Officials also announced “target-hardening measures” at religious institutions by state police and “increased security training at houses of worship” provided by the Office of Homeland Security and Preparedness (OHSP).

‘We all need to remain vigilant’
Jordan Shenker, CEO of Kaplen JCC on the Palisades, told Northern Valley Press last week that once Thompson was apprehended, threatening communications to his center stopped.

Shenker preferred to talk about the bigger picture rather than discuss threats called in to any particular center.

“More broadly, we all need to remain vigilant that we are all responsible in our community to stand up to and speak out against hateful acts or speech directed at anyone,” Shenker said.

He called for sharing “collective responsibility for making sure we do not tolerate this behavior from others will we success in eliminating it from our society.”

Shenker also said his organization is “gratified that our law enforcement community and justice system apprehended and successfully prosecuted and convicted someone responsible for these acts of hatred.”

With the threats still fresh, a rally at JCC on the Palisades featured U.S. Rep. Josh Gottheimer, who announced that he led 11 other state delegates in penning a letter to congressional leadership concerning bias crimes.

The letter requested a measure to provide funding for the Department of Homeland Security and the Department of Justice to “provide desperately needed support, preparedness planning, and resources for law enforcement to address this outbreak.”

The bipartisan letter was signed by U.S. Sen. Robert Menendez, U.S. Sen. Cory Booker, and Rep. Bill Pascrell (NJ-9), among others.

At the rally, Menendez said the JCC is not a place for fear.

“That is exactly what individuals behind these bomb threats have aimed to do—instill fear.
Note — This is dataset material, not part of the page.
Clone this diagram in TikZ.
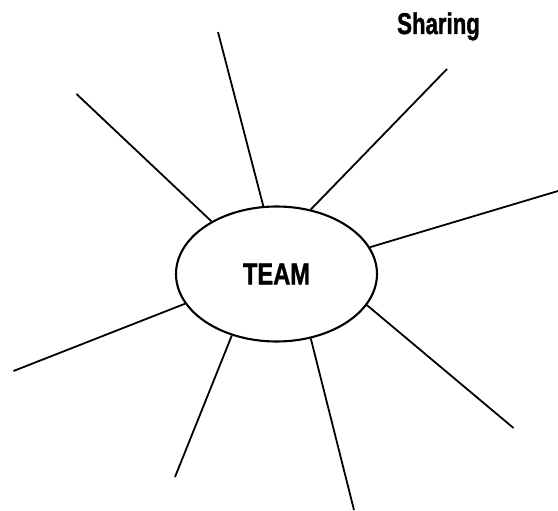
\documentclass[tikz,border=0pt]{standalone}
\usepackage{fontspec}
\setmainfont{Liberation Sans}
\newfontfamily\heavyfont{Liberation Sans Bold}[FakeBold=1.5]
\usetikzlibrary{shapes.geometric}
\begin{document}
\begin{tikzpicture}[
  x=1pt, y=-1pt,
  hub/.style={draw,ellipse,line width=2.1pt,
    minimum width=201pt,minimum height=135pt,inner sep=0pt,
    font=\fontsize{30}{32}\heavyfont},
  tag/.style={font=\fontsize{30}{32}\heavyfont,inner sep=0pt},
  spoke/.style={draw,line width=1.8pt}]
\useasboundingbox (0,0) rectangle (558,511);
\node[hub] (team) at (276.5,274) {\scalebox{0.79}[1]{TEAM}};
\node[tag,anchor=base] (sharing) at (438.5,34) {\scalebox{0.74}[1]{Sharing}};
% free ends of the spokes
\coordinate (e1) at (76.5,94);
\coordinate (e2) at (218,32);
\coordinate (e3) at (447,69);
\coordinate (e4) at (558,191);
\coordinate (e5) at (513.5,428);
\coordinate (e6) at (354,510);
\coordinate (e7) at (175,477);
\coordinate (e8) at (13.5,371);
\draw[spoke] (team.141) -- (e1);
\draw[spoke] (team.101) -- (e2);
\draw[spoke] (team.62) -- (e3);
\draw[spoke] (team.16) -- (e4);
\draw[spoke] (team.341) -- (e5);
\draw[spoke] (team.298) -- (e6);
\draw[spoke] (team.234) -- (e7);
\draw[spoke] (team.198) -- (e8);
\end{tikzpicture}
\end{document}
They evoke a history of intimidation and violence against Jewish communities that many of us would like to believe are relics of the past,” the senator said.

“But when these events take place alongside other anti-Semitic incidents—desecration of Jewish cemeteries, swastikas painted on park bridges and schools, harassment of Jewish journalists, broken windows in synagogues—we learn again that anti-Semitism is not dead but dormant, and all too easily awoken,” he said.

“Such vile actions cannot be met with silence,” he said.

Gottheimer also spoke out against a then-recent anti-Semitic incident in Mahwah where two swastikas were found on the boarded-up former Apple Ridge Country Club.

“Such hatred, targeted at any group or religion, has no place in our society,” Gottheimer said. “As someone who has been the target of anti-Semitism, I know that, unfortunately, this is but one incident in a much broader problem plaguing our country. It must not be swept under the rug.”